I tried everything to bring peace to the farm. Both Stanley and Violet had time out rooms (pet crates from when we flew with our dogs). I purchased sweaters to protect Goldie from the talons. I even wrapped her with a kotex and duck tape to cover her sides. A huge mistake. Violet caught her claw inside the bandage under the pad and ripped Goldie wide open. The wound was so deep you could slip your whole hand into the space between skin and flesh.

Goldie and I rushed to the vet’s and Violet was sent to live with my friend, Loretta, who loved and knew more about chickens then anyone in the area. We all wondered if Goldie would live and if Violet would be rehabilitated.

Goldie did heal and returned to the flock. Interestingly, Stanley respected her space. In fact, Stanley respected everyone’s space. He lost his virility. Could he be longing for Violet? And Violet, isolated at Loretta’s, seemed to also long for Stanley. Her bad moods worsened. Not even Loretta could find a way to bring her joy. Violet was returned to Stanley.

The reunion was heart warming. The noises they made. The way Violet followed Stanley around. At night, they slept so close to one another you couldn’t tell where Stanley began or where Violet ended. The fear of another separation forced them to leave Goldie in peace.

We all felt a deep sense of peace and communion. Until horror fell upon the farm. A tenant put out some mouse poison and Violet ever the curious one, ever the one to investigate everything, sampled it and bled to death.

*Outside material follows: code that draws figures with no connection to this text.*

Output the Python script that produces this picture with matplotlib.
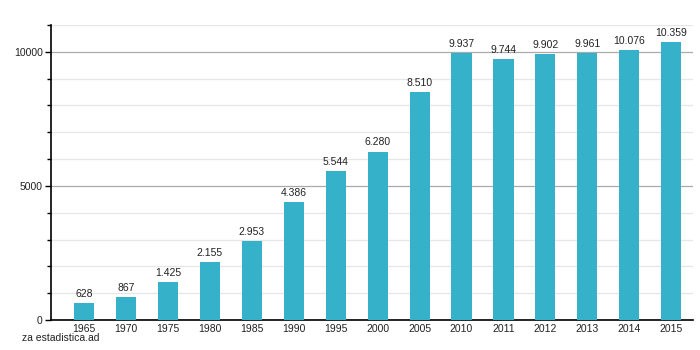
import matplotlib

matplotlib.use("Agg")
import matplotlib.pyplot as plt
from matplotlib.ticker import MultipleLocator

years = ["1965", "1970", "1975", "1980", "1985", "1990", "1995", "2000",
         "2005", "2010", "2011", "2012", "2013", "2014", "2015"]
values = [628, 867, 1425, 2155, 2953, 4386, 5544, 6280,
          8510, 9937, 9744, 9902, 9961, 10076, 10359]
labels = ["628", "867", "1.425", "2.155", "2.953", "4.386", "5.544", "6.280",
          "8.510", "9.937", "9.744", "9.902", "9.961", "10.076", "10.359"]

plt.rcParams["font.family"] = ["Liberation Sans", "DejaVu Sans"]

fig = plt.figure(figsize=(7, 3.5), dpi=100)
ax = fig.add_axes([0.0729, 0.0857, 0.9171, 0.8429])

x = list(range(len(years)))
bars = ax.bar(x, values, width=0.48, color="#35b1ca", zorder=3)

for bar, lab in zip(bars, labels):
    ax.annotate(lab, (bar.get_x() + bar.get_width() / 2, bar.get_height()),
                xytext=(0, 3), textcoords="offset points",
                ha="center", va="bottom", fontsize=7.5, color="#222222")

ax.set_xlim(-0.79, 14.52)
ax.set_ylim(0, 11000)
ax.set_xticks(x)
ax.set_xticklabels(years, fontsize=7.5, color="#222222")
ax.tick_params(axis="x", length=0, pad=3)
ax.yaxis.set_major_locator(MultipleLocator(5000))
ax.yaxis.set_minor_locator(MultipleLocator(1000))
ax.tick_params(axis="y", which="major", length=4, width=1, labelsize=7.5,
               labelcolor="#222222", pad=2)
ax.tick_params(axis="y", which="minor", length=3, width=1)

ax.grid(True, axis="y", which="minor", color="#e6e6e6", linewidth=0.9, zorder=0)
ax.grid(True, axis="y", which="major", color="#aaaaaa", linewidth=0.9, zorder=1)

for side in ("top", "right"):
    ax.spines[side].set_visible(False)
ax.spines["left"].set_linewidth(1.2)
ax.spines["bottom"].set_linewidth(1.2)

fig.text(22 / 700, 1 - 338 / 350, "za estadistica.ad", fontsize=7.5,
         color="#222222", va="center", ha="left")

fig.savefig("out.png", dpi=100)
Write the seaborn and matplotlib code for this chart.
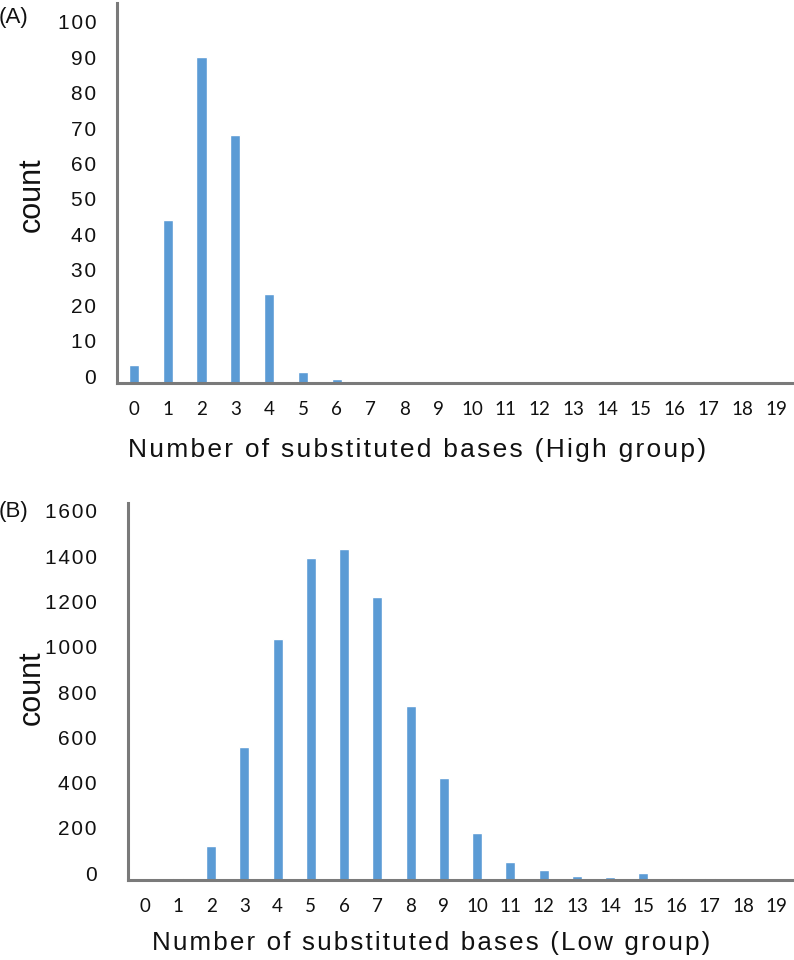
import numpy as np
import pandas as pd
import matplotlib
matplotlib.use('Agg')
import matplotlib.pyplot as plt
import matplotlib.transforms as mtransforms
import seaborn as sns

# data
bases = [str(i) for i in range(20)]
high_counts = [5, 46, 92, 70, 25, 3, 1, 0, 0, 0, 0, 0, 0, 0, 0, 0, 0, 0, 0, 0]
low_counts = [0, 10, 152, 589, 1065, 1421, 1461, 1252, 769, 452,
              206, 81, 43, 18, 15, 30, 10, 7, 0, 0]
high_yticks = [0, 10, 20, 30, 40, 50, 60, 70, 80, 90, 100]
low_yticks = [0, 200, 400, 600, 800, 1000, 1200, 1400, 1600]

sns.set_theme(style='white')
plt.rcParams['font.family'] = ['Liberation Sans', 'DejaVu Sans']

BAR = '#5b9bd5'
AXIS = '#7a7a7a'
INK = '#111111'
W, H = 794, 960

fig = plt.figure(figsize=(W / 100, H / 100), dpi=100)


def spaced(text):
    # the reference text is letter-spaced; mimic it with hair spaces
    return '\u200a'.join(text)


def panel(rect_px, counts, yticks, ymax, xlabel, xlab_pos, ylab_pos, ypad, xlab_size):
    left, top, right, bottom = rect_px
    ax = fig.add_axes([left / W, 1 - bottom / H, (right - left) / W, (bottom - top) / H])
    df = pd.DataFrame({'bases': bases, 'count': counts})
    sns.barplot(data=df, x='bases', y='count', order=bases, color=BAR,
                saturation=1, width=0.3, ax=ax)
    ax.set_xlim(-0.5, 19.5)
    ax.set_ylim(0, ymax)
    ax.set_yticks(yticks)
    ax.set_yticklabels([spaced(str(t)) for t in yticks])
    for s in ['top', 'right']:
        ax.spines[s].set_visible(False)
    for s in ['left', 'bottom']:
        ax.spines[s].set_color(AXIS)
        ax.spines[s].set_linewidth(2.2)
    ax.tick_params(axis='y', direction='in', length=7, width=1.5, color=AXIS,
                   pad=ypad, labelsize=15, labelcolor=INK)
    ax.tick_params(axis='x', length=0, pad=13, labelsize=13.5, labelcolor=INK)
    for lab in ax.get_xticklabels():
        lab.set_fontfamily(['Lato', 'DejaVu Sans'])
    off = mtransforms.ScaledTranslation(0, 5 / 72, fig.dpi_scale_trans)
    for lab in ax.get_yticklabels():
        lab.set_transform(lab.get_transform() + off)
    ax.set_xlabel(spaced(xlabel), fontsize=xlab_size, color=INK, va='center')
    ax.xaxis.set_label_coords(*xlab_pos)
    ax.set_ylabel('count', fontsize=22, color=INK, va='center')
    ax.yaxis.set_label_coords(*ylab_pos)
    ax.grid(False)
    return ax


panel((117, 3, 793, 383), high_counts, high_yticks, 107.3,
      'Number of substituted bases (High group)', (0.444, -0.176), (-0.126, 0.495), 15, 19)
panel((128, 503, 793, 880), low_counts, low_yticks, 1666,
      'Number of substituted bases (Low group)', (0.456, -0.167), (-0.144, 0.509), 22.5, 18.7)

fig.text(-0.002, 1 - 18 / H, '(A)', fontsize=16, va='center', ha='left', color=INK)
fig.text(-0.002, 1 - 512 / H, '(B)', fontsize=16, va='center', ha='left', color=INK)

fig.savefig('out.png', dpi=100)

Stanley found her. His anxious cries brought us to her side. We buried her in the back yard under an azalea bush. We placed a chicken statue at one end of her grave and a wire rooster at the other, for Violet was both.

The desperate rooster stayed by her grave all that day and well into the night, ignoring his routine duty of collecting his flock and bringing them into the coup for safety. He did not roost. He just sat on the grave, as if protecting his mate.

I’ll never know why or how Violet turned herself into a rooster. Was she a male, born into a female body? Was she one of those rare birds who undergo what science calls a spontaneous sex reversal where one ovary fails and the other becomes a gonad? Was she just so in love with Stanley that she became his exact twin?

I’ll never know for sure. But I am sure of this: A beautiful hen who laid eggs and lived with five other hens began to change physically. She slowly and surely turned from being a hen to being a rooster. And the change process was not an easy one for her or for those around her. She became unsure of herself, jealous, angry. She felt desperate, vulnerable and turned into a lonely creature who savagely pushed others away.

Only one creature seemed to understand and accept her. His name was Stanley and they were mates. They were mates when she was a hen and stayed mates as she became a rooster. Though they no longer had sex, they were inseparable. Violet began to return to her former lovely self only as her body turned closer and closer to her desired state – as a he. He is remembered in our garden with great love and admiration.